Некоторые конкретные примеры анализа отношений власти, вовлеченных в дискурсивные презентации "Я" представляют особый интерес для социальных психологов. Розалин Ковард (Coward, 1984) продемонстрировала, как дискурсивные практики нацеленные на женские "Я" конструируют версии того, что должно быть приятно женщинам и, таким образом, подкрепляют специфически женские желания. Она анализирует составляющие образа модного тела, идеальные дома, комплексы подкреплений и запретов в женских журналах, связанные с пищей и рецептами, и то, как популярная музыка и радио ди-джеи конструируют образ женской аудитории. Всё перечисленное является чрезвычайно важным, поскольку восприятие женщинами самих себя и их позиция в потребительском обществе зависят от того, как конструируются их желания. Эти конструкции могут быть приятными и лестными, но от этого они не перестают быть репрессивными.

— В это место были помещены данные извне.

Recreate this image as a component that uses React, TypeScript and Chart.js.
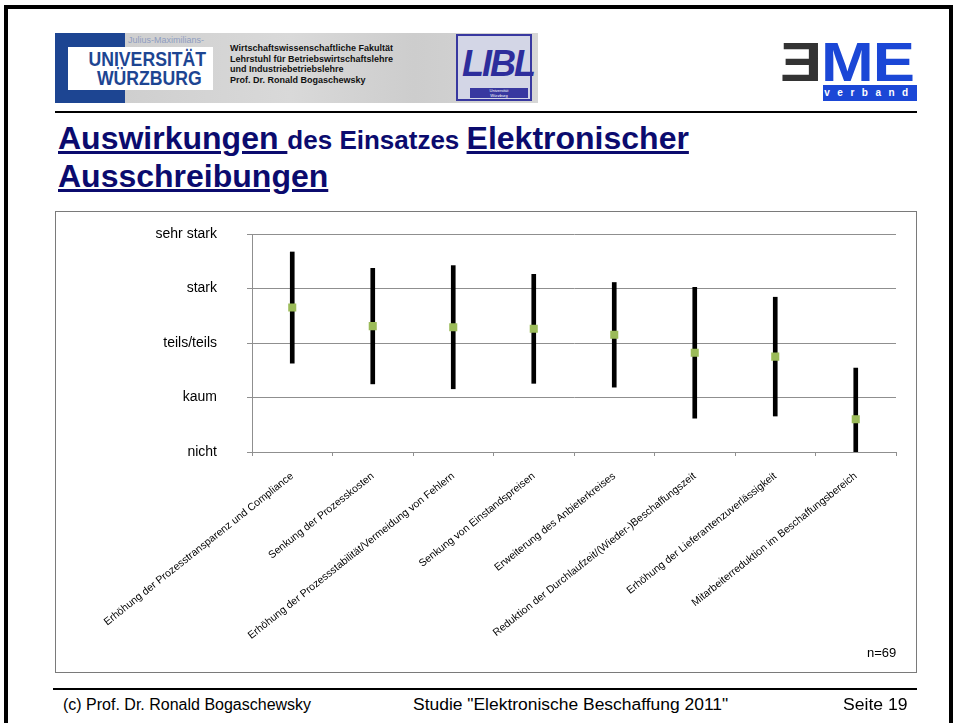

"Репрезентации женского удовольствия и желания создают и поддерживают фемининные [социальные] позиции. Эти позиции - не чуждые нам роли, данные нам кем-то извне (тогда от них было бы просто избавиться) и не естественные атрибуты фемининности. [Наши] фемининные позиции конструируются нами как реакции на удовольствия, которые нам предлагают; наша субъектность и идентичность формируются под действием дефиниций желаний, которые нас окружают".
Грамматическая перспектива в рассмотрении "Я" напоминает нам о произвольности "Я"-конструкций и их многообразии, в то время как только что описанный вид идеологического анализа напоминает нам, что все это - далеко не игрушки. Изучение дискурса касается важнейших элементов человеческой жизни - не только удовольствий и желаний, но и страдания и рабства, и вообще любых возможных аспектов социальной жизни.